Language, and by extension literature, often alienates the unheard narratives of marginalised womxn. Non-cisgendered, trans, non-binary, queer, Dalit, and disabled narratives often go unheard as the texture of the literary landscape looks and feels out of reach because of this underrepresentation. When lived realities don’t find a place in mainstream literature, it stands to further devalue and dehumanise certain womxn, resulting in multiple marginalisation. Therefore, it is significant to acknowledge the ways in which that current literature silences certain voices, and how we can work towards foregrounding these narratives.

Minor Literature And Marginalised Womxn

To understand why narratives of marginalised womxn are often left out of the mainstream literary culture, especially in India, it is significant to learn and understand the place that English as a language occupies.

In her book The Sexual Life Of English: Languages Of Caste And Desire In Colonial India, Shefali Chandra talks about the superiority of English as a language in both colonial as well as present-day India. She speaks of the ways in which colonised Indians were convinced that ‘English [was] complete in all its useful and entertaining elements, and adequately expressive of individual thoughts, feelings and wants’. This created a hierarchy between the colonists’ language and our own. It is this disciplinary and phallocentric nature of English that deliberately keeps non-English speakers and writers out of the literary space. Or worse, their work is subject to over analysis and interpretation. This is a demonstration of power that relegates non-English speakers and writers to the margins and silences their voices.

This is the reason why comprehending the concept of minor literature is significant. According to Deleuze and Guattari, ‘a minor literature is not the literature of a minor language but the literature a minority makes in a major language’. Minor literature is political; even individual narratives are plunged into the political, and it has collective value.

Ruby Hembrom’s work with her Calcutta-based publishing house, adivaani, has aspects of minor literature. Hembrom is the first and only Santhal publisher who has been recording unheard, indigenous voices, and showcasing them adjacent to mainstream literature. She chose to publish in the major language of English as a form of protest. adivaani’s work is feminist and is an attempt to carve a place for minor literature within the mainstream literary community. Minor literature, therefore, is rebellion. It is evidence that literature can in no way escape the realities and power structures of our quotidian lives.

Writing As Righting

Meena Kandasamy, a Dalit-feminist writer and poet, has said that ‘[P]art of writing is to open up wounds.’ The function of unheard, unspoken narratives by womxn from marginalised communities is to propel change and drive movements, while gradually eroding at traditionally established literary boundaries. In essence, the writers of unheard narratives, the ones who strive to bring these stories to the forefront, are engaging in rights-based work, while struggling to access the knowledge and social mobility that the publishing industry brings.

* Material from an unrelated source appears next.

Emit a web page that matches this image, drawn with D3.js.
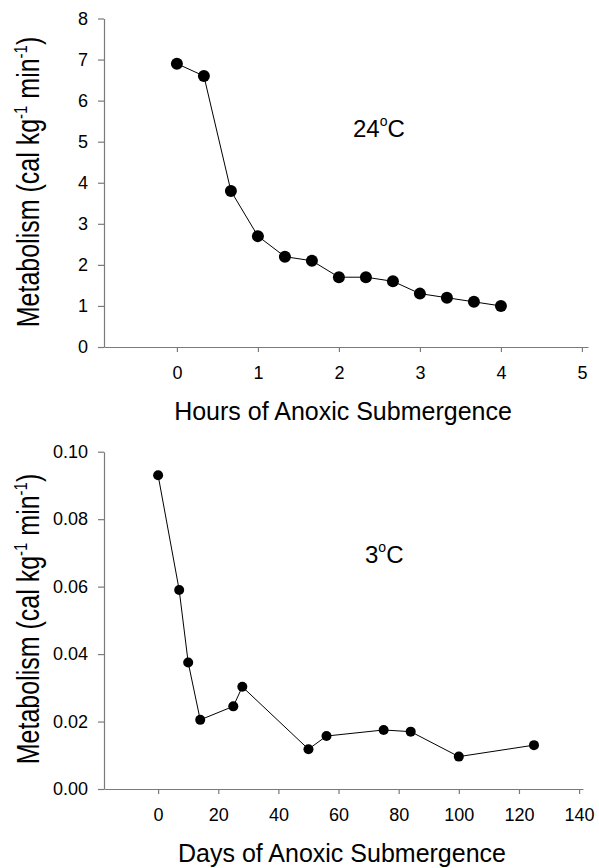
<!DOCTYPE html>
<html>
<head>
<meta charset="utf-8">
<script src="https://cdn.jsdelivr.net/npm/d3@7"></script>
<style>
  html, body { margin: 0; padding: 0; background: #fff; }
  svg { display: block; }
  text { font-family: "Liberation Sans", Arial, Helvetica, sans-serif; fill: #000; }
</style>
</head>
<body>
<svg id="chart" width="599" height="868"></svg>
<script>
// ---- Data ----
const hours = [0, 1/3, 2/3, 1, 4/3, 5/3, 2, 7/3, 8/3, 3, 10/3, 11/3, 4];
const metab24 = [6.9, 6.6, 3.8, 2.7, 2.2, 2.1, 1.7, 1.7, 1.6, 1.3, 1.2, 1.1, 1.0];
const days = [0, 7, 10, 14, 25, 28, 50, 56, 75, 84, 100, 125];
const metab3 = [0.093, 0.059, 0.0375, 0.0205, 0.0245, 0.0303, 0.0118, 0.0157, 0.0175, 0.0170, 0.0096, 0.0130];
const topXTicks = [0, 1, 2, 3, 4, 5];
const topYTicks = [0, 1, 2, 3, 4, 5, 6, 7, 8];
const botXTicks = [0, 20, 40, 60, 80, 100, 120, 140];
const botYTicks = [0, 0.02, 0.04, 0.06, 0.08, 0.10];

const svg = d3.select("#chart");
const axisColor = "#7a7a7a";

function panel(cfg) {
  const g = svg.append("g");
  const x = d3.scaleLinear().domain(cfg.xDomain).range([cfg.left, cfg.right]);
  const y = d3.scaleLinear().domain(cfg.yDomain).range([cfg.bottom, cfg.top]);

  const xAxis = g.append("g")
    .attr("transform", `translate(0,${cfg.bottom})`)
    .call(d3.axisBottom(x).tickValues(cfg.xTicks).tickSizeInner(5).tickSizeOuter(0).tickPadding(14)
      .tickFormat(d3.format("d")));
  const yAxis = g.append("g")
    .attr("transform", `translate(${cfg.left},0)`)
    .call(d3.axisLeft(y).tickValues(cfg.yTicks).tickSizeInner(6).tickSizeOuter(0).tickPadding(10)
      .tickFormat(cfg.yFormat));
  [xAxis, yAxis].forEach(a => {
    a.select(".domain").attr("stroke", axisColor).attr("stroke-width", 1.2);
    a.selectAll(".tick line").attr("stroke", axisColor).attr("stroke-width", 1.2);
    a.selectAll(".tick text").attr("font-size", 18).attr("fill", "#000")
      .attr("font-family", "Liberation Sans, Arial, sans-serif");
  });

  const pts = cfg.xs.map((d, i) => [d, cfg.ys[i]]);
  g.append("path")
    .datum(pts)
    .attr("fill", "none")
    .attr("stroke", "#000")
    .attr("stroke-width", 1)
    .attr("d", d3.line().x(d => x(d[0])).y(d => y(d[1])));
  g.selectAll("circle.pt").data(pts).enter().append("circle")
    .attr("class", "pt")
    .attr("cx", d => x(d[0])).attr("cy", d => y(d[1]))
    .attr("r", cfg.r).attr("fill", "#000");

  // x title
  g.append("text")
    .attr("x", cfg.xTitleX).attr("y", cfg.xTitleY)
    .attr("text-anchor", "middle").attr("font-size", 25)
    .text(cfg.xTitle);

  // y title
  const yt = g.append("text")
    .attr("transform", `translate(${cfg.yTitleX},${cfg.yTitleY}) scale(1.25,1) rotate(-90)`)
    .attr("text-anchor", "middle").attr("font-size", 25);
  yt.append("tspan").text("Metabolism (cal kg");
  yt.append("tspan").attr("font-size", 15).attr("dy", -10).text("-1");
  yt.append("tspan").attr("dy", 10).text(" min");
  yt.append("tspan").attr("font-size", 15).attr("dy", -10).text("-1");
  yt.append("tspan").attr("dy", 10).text(")");

  // temperature label
  const tl = g.append("text")
    .attr("x", cfg.tempX).attr("y", cfg.tempY)
    .attr("font-size", 24);
  tl.append("tspan").text(cfg.tempNum);
  tl.append("tspan").attr("font-size", 14).attr("dy", -11).text("o");
  tl.append("tspan").attr("dy", 11).text("C");
}

panel({
  xs: hours, ys: metab24,
  xDomain: [-0.9, 5.075], yDomain: [0, 8],
  left: 104, right: 588, top: 18.5, bottom: 347,
  xTicks: topXTicks, yTicks: topYTicks, yFormat: d3.format("d"),
  r: 6,
  xTitle: "Hours of Anoxic Submergence", xTitleX: 343, xTitleY: 420,
  yTitleX: 39, yTitleY: 182,
  tempNum: "24", tempX: 353, tempY: 137
});

panel({
  xs: days, ys: metab3,
  xDomain: [-18, 141.3], yDomain: [0, 0.10],
  left: 104, right: 583, top: 451.7, bottom: 789,
  xTicks: botXTicks, yTicks: botYTicks, yFormat: d3.format(".2f"),
  r: 5,
  xTitle: "Days of Anoxic Submergence", xTitleX: 342, xTitleY: 862,
  yTitleX: 39, yTitleY: 619,
  tempNum: "3", tempX: 365, tempY: 563
});
</script>
</body>
</html>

In an interview, Kalyani Thakur Charal, well-known Dalit feminist poet from West Bengal, talks about what writing means to her – ‘For me, writing poems is participating in cultural movement. I write poems to register my thoughts and feelings. It does beyond the literary boundary. My poems address social issues. They are the poetics of age-old oppression against the Dalits.’ Her autobiography in Bangla titled Ami Keno Charal Likhi (Why I Write Charal) compares her time working in a traditional government office with Sita’s trial by fire in the Ramayana. The various books and journals published by Kalyani are about a plethora of topics including Dalit folklore and poetry, their attempt at reading and writing, short stories on famous Dalit womxn activists, to water crises in the world as well as Bangladeshi refugees.

From Tamil Nadu, Bama Faustina Soosairaj, a pioneer of Dalit feminist literature, wrote Sangati, a novel that can be described as an autobiography of a community. The story deals with the personal and private narratives of Dalit womxn, charting their social identity as well as their struggles towards transformation. The format of Sangati is not like a mainstream book of short stories or essays – the stories are not linear, the events do not seem episodic and some characters are banal stereotypes, and yet, Bama is able to show us the realities of Dalit womxn. Her other work, Vanman, talks about the atrocities by the police against the womxn of Parayars.

Kandasamy’s poetry is about the empirical truth, power and autonomy. In an interview, she acknowledges that she chose poetry deliberately, as a medium, as ‘poetry is intricately connected with language, and since language is the site of all subjugation and oppression, I think poetry alone has the power of being extremely subversive.’ Kandasamy’s understanding is that her narratives will be heard through poetry because that is how she offers up her resistance:

‘I dream of an english
full of the words of my language.
an english in small letters
an english that shall tire a white man’s tongue.’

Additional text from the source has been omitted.